• Task:
Print the lines of the listing below verbatim from its first line through the line bearing "neg_base += np.where(v < 0, v, 0)". Any pictures are to be omitted.

• Data provided:

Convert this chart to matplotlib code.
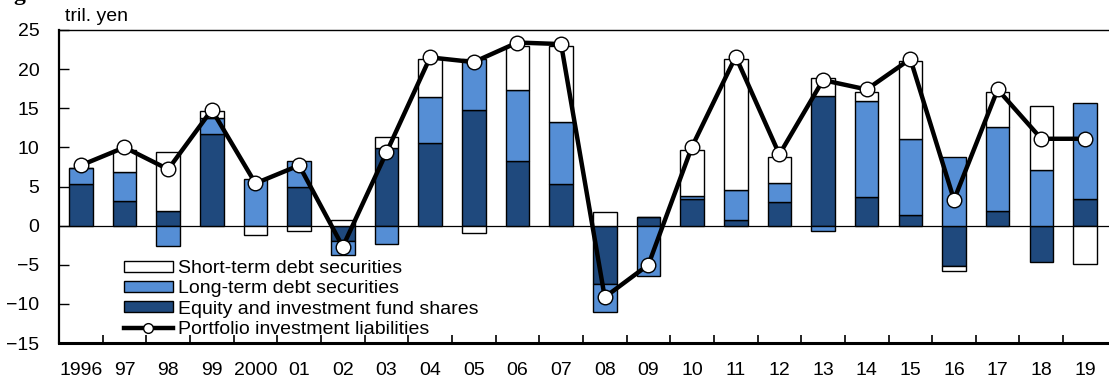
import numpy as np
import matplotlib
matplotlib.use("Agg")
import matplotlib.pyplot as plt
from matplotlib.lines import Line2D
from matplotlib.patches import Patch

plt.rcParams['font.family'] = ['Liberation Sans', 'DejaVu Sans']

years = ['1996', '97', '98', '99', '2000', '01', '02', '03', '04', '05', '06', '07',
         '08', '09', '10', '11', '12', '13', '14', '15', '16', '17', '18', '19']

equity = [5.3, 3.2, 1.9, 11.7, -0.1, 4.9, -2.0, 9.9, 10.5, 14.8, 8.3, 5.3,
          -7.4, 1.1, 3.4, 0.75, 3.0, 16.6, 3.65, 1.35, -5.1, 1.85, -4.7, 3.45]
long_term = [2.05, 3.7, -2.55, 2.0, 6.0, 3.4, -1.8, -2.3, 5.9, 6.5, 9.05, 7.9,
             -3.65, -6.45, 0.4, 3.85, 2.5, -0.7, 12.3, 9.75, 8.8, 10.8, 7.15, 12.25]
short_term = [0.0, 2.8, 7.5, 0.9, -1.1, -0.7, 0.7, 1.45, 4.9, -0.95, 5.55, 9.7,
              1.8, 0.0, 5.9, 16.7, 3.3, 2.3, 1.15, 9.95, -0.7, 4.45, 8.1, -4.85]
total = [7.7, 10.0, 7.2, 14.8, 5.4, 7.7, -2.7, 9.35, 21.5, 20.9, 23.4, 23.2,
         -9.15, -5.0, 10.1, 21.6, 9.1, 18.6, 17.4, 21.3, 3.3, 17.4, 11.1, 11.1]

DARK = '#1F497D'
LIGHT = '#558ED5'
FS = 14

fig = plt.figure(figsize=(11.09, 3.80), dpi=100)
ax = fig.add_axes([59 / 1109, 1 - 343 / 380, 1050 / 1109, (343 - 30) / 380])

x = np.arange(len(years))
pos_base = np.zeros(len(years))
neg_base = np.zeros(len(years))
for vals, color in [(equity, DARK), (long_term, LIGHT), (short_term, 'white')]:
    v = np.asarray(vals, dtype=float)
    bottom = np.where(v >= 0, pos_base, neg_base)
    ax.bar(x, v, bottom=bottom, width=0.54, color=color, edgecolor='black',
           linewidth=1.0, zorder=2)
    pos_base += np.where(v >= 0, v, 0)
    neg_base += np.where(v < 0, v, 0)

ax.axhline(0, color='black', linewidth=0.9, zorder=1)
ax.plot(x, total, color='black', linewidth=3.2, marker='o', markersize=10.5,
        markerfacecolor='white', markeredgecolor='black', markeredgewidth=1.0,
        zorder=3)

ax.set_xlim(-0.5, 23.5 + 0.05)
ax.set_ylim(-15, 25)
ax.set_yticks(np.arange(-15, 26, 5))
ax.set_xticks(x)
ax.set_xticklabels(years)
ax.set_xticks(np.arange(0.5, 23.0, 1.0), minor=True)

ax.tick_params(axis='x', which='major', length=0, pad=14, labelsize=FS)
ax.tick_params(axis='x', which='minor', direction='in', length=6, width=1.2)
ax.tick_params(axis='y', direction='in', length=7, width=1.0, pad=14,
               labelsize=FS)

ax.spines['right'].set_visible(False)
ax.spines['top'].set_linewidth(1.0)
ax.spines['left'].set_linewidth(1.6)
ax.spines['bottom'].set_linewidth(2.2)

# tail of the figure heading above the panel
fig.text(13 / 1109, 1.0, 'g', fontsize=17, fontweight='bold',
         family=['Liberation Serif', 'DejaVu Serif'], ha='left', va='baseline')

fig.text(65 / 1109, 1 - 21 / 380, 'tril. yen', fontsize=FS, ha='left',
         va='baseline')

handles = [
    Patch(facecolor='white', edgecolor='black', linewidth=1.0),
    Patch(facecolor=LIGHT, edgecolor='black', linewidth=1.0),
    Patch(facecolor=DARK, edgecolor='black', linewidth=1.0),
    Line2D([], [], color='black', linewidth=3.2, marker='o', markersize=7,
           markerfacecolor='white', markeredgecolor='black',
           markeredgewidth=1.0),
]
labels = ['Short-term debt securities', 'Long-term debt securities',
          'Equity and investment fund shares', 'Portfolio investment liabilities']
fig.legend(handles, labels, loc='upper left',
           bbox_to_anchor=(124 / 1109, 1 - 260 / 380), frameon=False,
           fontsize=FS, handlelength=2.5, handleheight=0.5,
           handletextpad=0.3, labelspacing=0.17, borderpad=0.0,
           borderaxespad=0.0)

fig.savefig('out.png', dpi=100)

• Exercise solution:
Convert this chart to matplotlib code.
import numpy as np
import matplotlib
matplotlib.use("Agg")
import matplotlib.pyplot as plt
from matplotlib.lines import Line2D
from matplotlib.patches import Patch

plt.rcParams['font.family'] = ['Liberation Sans', 'DejaVu Sans']

years = ['1996', '97', '98', '99', '2000', '01', '02', '03', '04', '05', '06', '07',
         '08', '09', '10', '11', '12', '13', '14', '15', '16', '17', '18', '19']

equity = [5.3, 3.2, 1.9, 11.7, -0.1, 4.9, -2.0, 9.9, 10.5, 14.8, 8.3, 5.3,
          -7.4, 1.1, 3.4, 0.75, 3.0, 16.6, 3.65, 1.35, -5.1, 1.85, -4.7, 3.45]
long_term = [2.05, 3.7, -2.55, 2.0, 6.0, 3.4, -1.8, -2.3, 5.9, 6.5, 9.05, 7.9,
             -3.65, -6.45, 0.4, 3.85, 2.5, -0.7, 12.3, 9.75, 8.8, 10.8, 7.15, 12.25]
short_term = [0.0, 2.8, 7.5, 0.9, -1.1, -0.7, 0.7, 1.45, 4.9, -0.95, 5.55, 9.7,
              1.8, 0.0, 5.9, 16.7, 3.3, 2.3, 1.15, 9.95, -0.7, 4.45, 8.1, -4.85]
total = [7.7, 10.0, 7.2, 14.8, 5.4, 7.7, -2.7, 9.35, 21.5, 20.9, 23.4, 23.2,
         -9.15, -5.0, 10.1, 21.6, 9.1, 18.6, 17.4, 21.3, 3.3, 17.4, 11.1, 11.1]

DARK = '#1F497D'
LIGHT = '#558ED5'
FS = 14

fig = plt.figure(figsize=(11.09, 3.80), dpi=100)
ax = fig.add_axes([59 / 1109, 1 - 343 / 380, 1050 / 1109, (343 - 30) / 380])

x = np.arange(len(years))
pos_base = np.zeros(len(years))
neg_base = np.zeros(len(years))
for vals, color in [(equity, DARK), (long_term, LIGHT), (short_term, 'white')]:
    v = np.asarray(vals, dtype=float)
    bottom = np.where(v >= 0, pos_base, neg_base)
    ax.bar(x, v, bottom=bottom, width=0.54, color=color, edgecolor='black',
           linewidth=1.0, zorder=2)
    pos_base += np.where(v >= 0, v, 0)
    neg_base += np.where(v < 0, v, 0)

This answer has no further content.